Very often we can feel powerless in the situations we find ourselves, and an angry response is natural. Short-term anger allows us to act, know what we need and change things. However, chronic anger creates chronic powerlessness, because the need we still have has not been addressed and may not be able to be accessed, since anger, like fire, can be engulfing.

Some of us know the root cause of our anger, but only intellectually and have not allowed our selves to really feel the past feelings of vulnerability and fear, and the lack of trust such helplessness created. Some don’t have a clue about the cause of their angry feelings. Grief, sadness and depression result from suppressed anger, so anger can become confusing and debilitating. Getting in touch with anger burns up grief and depression, which is why anger appears to be the answer to healing. But it’s not.

Our souls want to be whole and sometimes will go to what seems to be perverse measures to heal our original wounds. Reunion triggers old painful feelings. For many of us, if we pay close attention, some of the issues that come up during reunion and while creating relationships after reunion mirror circumstances at the time that we surrendered our babies. For example, if we haven’t allowed our selves to feel deeply the powerlessness we felt before a social worker or another authority figure we can feel helpless in the face of the adoptive parents’ perceived power. Then all our anger can be displaced onto them. Not until we face our core wound can we see the adoptive parents objectively and feel their equal.

For adoptees, anger at being separated from their original mother can be suppressed until reunion or have run their lives from the beginning. Realizing that the anger is a cover for the utter vulnerability inherent in being given to strangers and having to adapt to survive, and little by little allowing one self to feel the helplessness will begin to dissipate the anger.

Becoming conscious of the feelings of powerlessness isn’t frightening, it’s empowering – we have our own back and so don’t have to project old fears onto others.
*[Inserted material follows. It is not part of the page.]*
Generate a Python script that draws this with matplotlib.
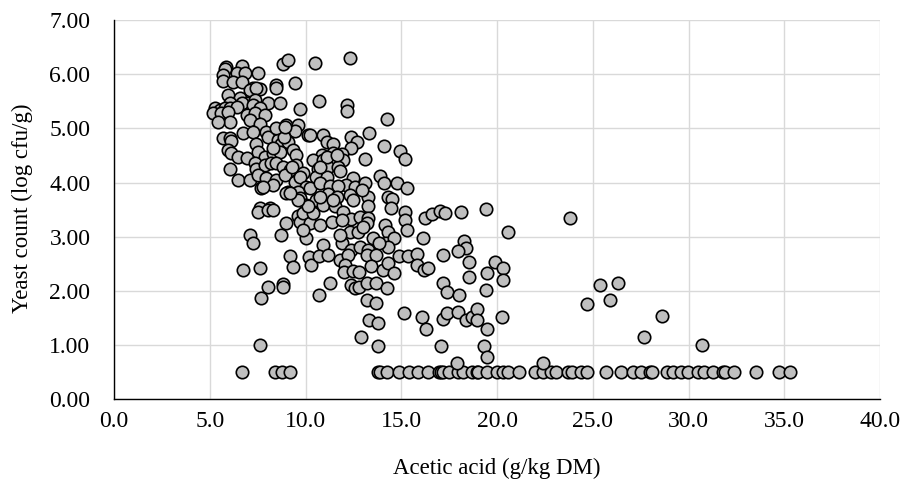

We find that the feelings aren’t so terrifying to explore, and we no longer need to protect our selves from them by being angry. We can now express our underlying fear and pain instead of anger, and be grateful to our anger for showing us what we still need to heal. Then we will see our true strengths, how courageous we actually are, how powerful.

What puts out fire? Water, and feelings are much like water. So, when dealing with angry feelings and trying to get to the root cause, being around bodies of water, taking a long bath and tears dissipate anger and allows the underlying feelings to come to the surface. Water is also nurturing, so at the same time, we don’t need our anger to help us feel safe.

When we develop compassion for our suffering, instead of running away from it, we develop compassion and empathy for others. Automatically we feel connected then, even when a relationship is not going well. Empathy gives us patience and inner strength to love anyway.